Kira was a champ. For some reason, she let me drive the process all the way down to the color. I was frustrated for about the first week of ownership because I didn’t really think she got it. She sat in the thing and touched it all over and pressed all the buttons, but I wasn’t convinced that her typically frugal spirit truly grasped the magnitude of this automotive upgrade. Her old car didn’t even have a lighter socket, for Pete’s sake, just a hole with a plastic snap cover where it should have been. No Lighter.
All my ranting aside, we’re supremely lucky to have this car to drive as we bring the little rugrat into the world. I’m sure we’ll be driving the thing forever. Now I just have to start saving for my very own one day.
Kira’s showing quite obviously now, and she has yet to tell her boss that she’s pregnant. Granted, things are tough in the refugee resettlement business these days, what with the moratorium on incoming refugees since September 11, and her organization has since proven they are far from immune to the plague of layoffs that’s swept the nation. We’re all praying for them. Still, something tells me he’ll handle one of his key lieutenants heading off to three months of maternity leave a lot better if she tells him outright rather than having him just… notice.
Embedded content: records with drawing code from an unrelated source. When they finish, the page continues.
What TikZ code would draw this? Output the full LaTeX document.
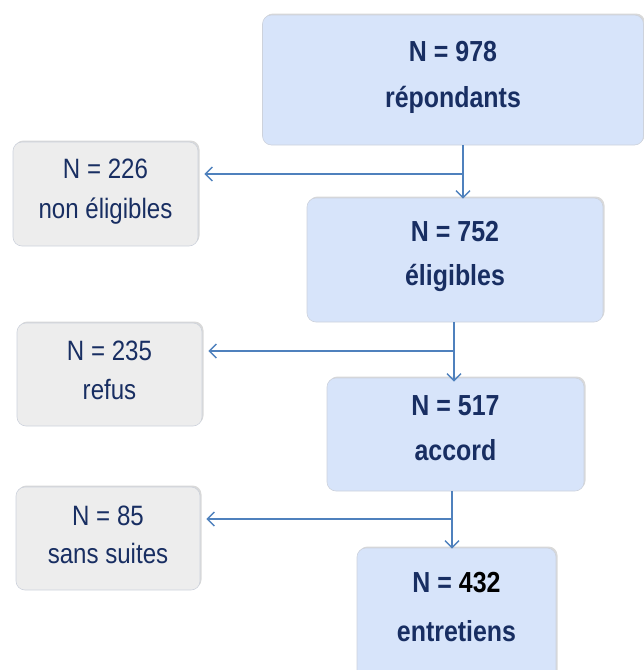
\documentclass[tikz,border=0pt]{standalone}
\usepackage{fontspec}
\setmainfont{Liberation Sans}[FakeStretch=0.86]
\usetikzlibrary{arrows.meta,shadows}
\definecolor{bluefill}{RGB}{215,228,250}
\definecolor{grayfill}{RGB}{237,237,237}
\definecolor{navy}{RGB}{24,46,98}
\definecolor{arrowc}{RGB}{79,129,189}
\definecolor{edgec}{RGB}{205,210,220}
\tikzset{
  boxbase/.style={draw=edgec, line width=0.6pt, rounded corners=9pt, inner sep=0pt,
    drop shadow={shadow xshift=1.5pt, shadow yshift=1.5pt, opacity=0.25, fill=black!60}},
  mainbox/.style={boxbase, fill=bluefill},
  sidebox/.style={boxbase, fill=grayfill},
  maintext/.style={align=center, text=navy, inner sep=0pt, font=\fontsize{29}{46}\selectfont\bfseries},
  sidetext/.style={align=center, text=navy, inner sep=0pt, font=\fontsize{28}{39}\selectfont},
  conn/.style={draw=arrowc, line width=1.4pt},
  arr/.style={conn, -{Straight Barb[length=7pt,width=14pt,line width=1.4pt]}},
}
\begin{document}
\begin{tikzpicture}[x=1pt,y=-1pt]
\useasboundingbox (0,0) rectangle (644,670);
\clip (0,0) rectangle (644,670);
% main boxes
\node[mainbox, minimum width=381pt, minimum height=130pt] (b1) at (453,80) {};
\node[maintext] (b1t) at (453,77) {N = 978\\répondants};
\node[mainbox, minimum width=296pt, minimum height=124pt] (b2) at (455,260) {};
\node[maintext, font=\fontsize{29}{44}\selectfont\bfseries] (b2t) at (455,256.5) {N = 752\\éligibles};
\node[mainbox, minimum width=257pt, minimum height=113pt] (b3) at (455.5,434.5) {};
\node[maintext, font=\fontsize{29}{45}\selectfont\bfseries] (b3t) at (455.5,428.5) {N = 517\\accord};
\node[mainbox, minimum width=199pt, minimum height=140pt] (b4) at (456.5,618) {};
\node[maintext, font=\fontsize{29}{49}\selectfont\bfseries] (b4t) at (456.5,607) {N = {\color{black}432}\\entretiens};
% side boxes
\node[sidebox, minimum width=185pt, minimum height=104pt] (g1) at (105.5,194) {};
\node[sidetext, font=\fontsize{28}{40}\selectfont] (g1t) at (105.5,192) {N = 226\\non éligibles};
\node[sidebox, minimum width=185pt, minimum height=103pt] (g2) at (109.5,374.5) {};
\node[sidetext] (g2t) at (109.5,370.5) {N = 235\\refus};
\node[sidebox, minimum width=184pt, minimum height=103pt] (g3) at (108,538.5) {};
\node[sidetext, font=\fontsize{28}{38}\selectfont] (g3t) at (108,535) {N = 85\\sans suites};
% junctions
\coordinate (j1) at (463,174);
\coordinate (j2) at (454,351);
\coordinate (j3) at (452,519);
% connectors
\draw[conn] (b1.south -| j1) -- (j1);
\draw[arr] (j1) -- ([yshift=-1pt]b2.north -| j1);
\draw[arr, shorten >=6pt] (j1) -- (g1.east |- j1);
\draw[conn] (b2.south -| j2) -- (j2);
\draw[arr] (j2) -- ([yshift=-4pt]b3.north -| j2);
\draw[arr, shorten >=6pt] (j2) -- (g2.east |- j2);
\draw[conn] (b3.south -| j3) -- (j3);
\draw[arr] (j3) -- ([yshift=-1pt]b4.north -| j3);
\draw[arr, shorten >=6pt] (j3) -- (g3.east |- j3);
\end{tikzpicture}
\end{document}
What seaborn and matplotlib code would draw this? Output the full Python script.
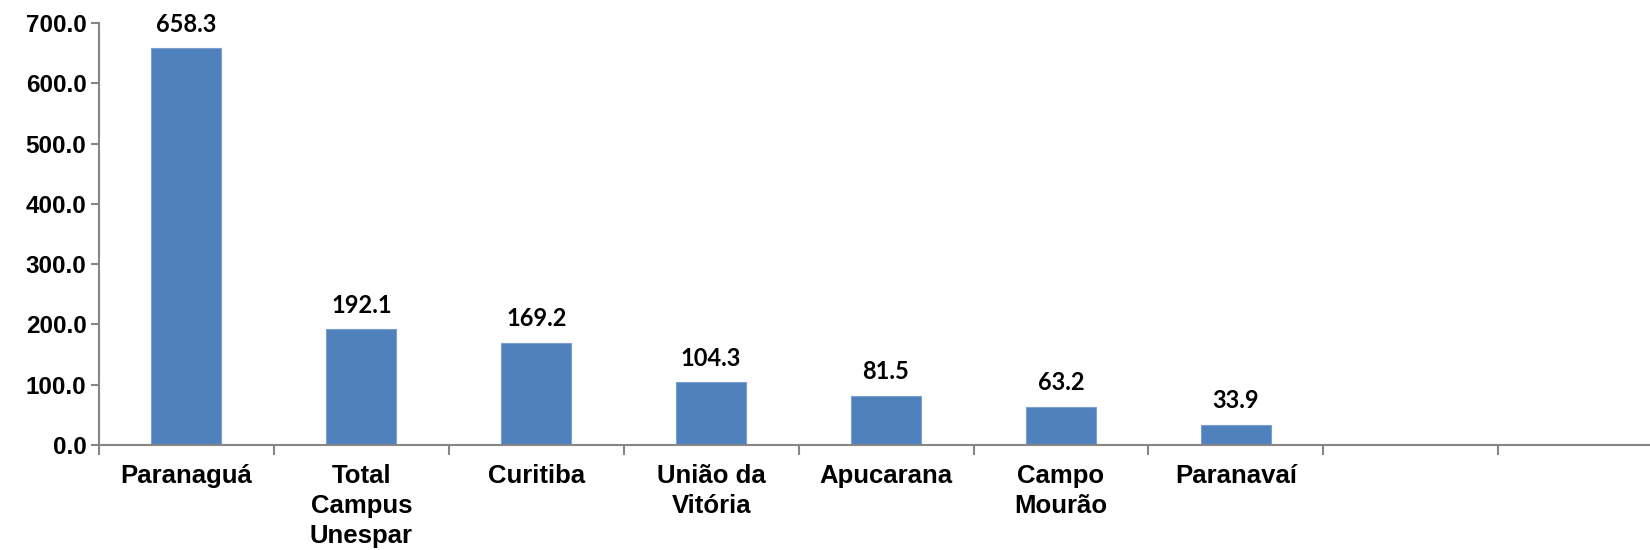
import matplotlib
matplotlib.use("Agg")
import matplotlib.pyplot as plt
import seaborn as sns
import pandas as pd
import numpy as np
from matplotlib.ticker import FixedLocator, FormatStrFormatter

categories = ["Paranaguá", "Total\nCampus\nUnespar", "Curitiba", "União da\nVitória",
              "Apucarana", "Campo\nMourão", "Paranavaí"]
values = [658.3, 192.1, 169.2, 104.3, 81.5, 63.2, 33.9]
n_slots = 9  # two empty category slots at the right
yticks = [0, 100, 200, 300, 400, 500, 600, 700]

sns.set_style("white")
plt.rcParams['font.family'] = ['Liberation Sans', 'DejaVu Sans']

df = pd.DataFrame({"cat": categories, "val": values})

fig = plt.figure(figsize=(16.5, 5.5), dpi=100)
ax = fig.add_axes([0.06, 0.191, 0.954, 0.767])

sns.barplot(data=df, x="cat", y="val", order=categories, color="#4F81BD",
            saturation=1, width=0.4, edgecolor="#7A9FD0", linewidth=0.8, ax=ax)

ax.set_xlim(-0.5, n_slots - 0.5)
ax.set_ylim(0, 700)
ax.set_yticks(yticks)
ax.yaxis.set_major_formatter(FormatStrFormatter("%.1f"))
ax.set_xlabel("")
ax.set_ylabel("")

for s in ["top", "right"]:
    ax.spines[s].set_visible(False)
for s in ["left", "bottom"]:
    ax.spines[s].set_color("#868686")
    ax.spines[s].set_linewidth(1.5)

ax.tick_params(axis="y", which="major", left=True, direction="out", length=6, width=1.5,
               color="#868686", labelsize=17.5, labelcolor="black", pad=3)
for lab in ax.get_yticklabels():
    lab.set_fontweight("bold")

# category labels at centers, tick marks at category boundaries
ax.set_xticks(range(len(categories)))
ax.set_xticklabels(categories, fontsize=18.5, fontweight="bold", linespacing=1.3)
ax.tick_params(axis="x", which="major", bottom=True, length=0, pad=14, labelcolor="black")
ax.xaxis.set_minor_locator(FixedLocator(np.arange(n_slots + 1) - 0.5))
ax.tick_params(axis="x", which="minor", bottom=True, direction="out", length=7, width=1.5,
               color="#868686")
for lab in ax.get_xticklabels():
    lab.set_verticalalignment("top")
    lab.set_horizontalalignment("center")

for i, v in enumerate(values):
    ax.annotate(f"{v:.1f}", xy=(i, v), xytext=(0, 9), textcoords="offset points",
                ha="center", va="bottom", fontsize=17, fontweight="bold",
                family=["Lato", "DejaVu Sans"], color="black")

fig.savefig("out.png", dpi=100)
She’s to the point that she can’t hold her gut in anymore. She tries, with those ridiculously strong stomach muscles she’s got, but she just can’t do it. She’s even wearing maternity pants. I’ve always thought Kira was stunningly attractive. Now she’s downright cute. It’s funny how definitions change during this process.
According to the doctors, the fetus is forming right along. Not unlike a pre-teen halibut, its eyes are moving together, and the ears are almost to their final position on the tot’s mammoth head. Apparently, the liver is making bile now, gearing up for that first rewarding experience with gastric reflux. The Strands are still ahead in the development process, in spite of all of our efforts to get a leg up. We were playing cards with them when Meg felt the first kick. She was terribly nonchalant about the whole thing: just kicked back and anted up another hand.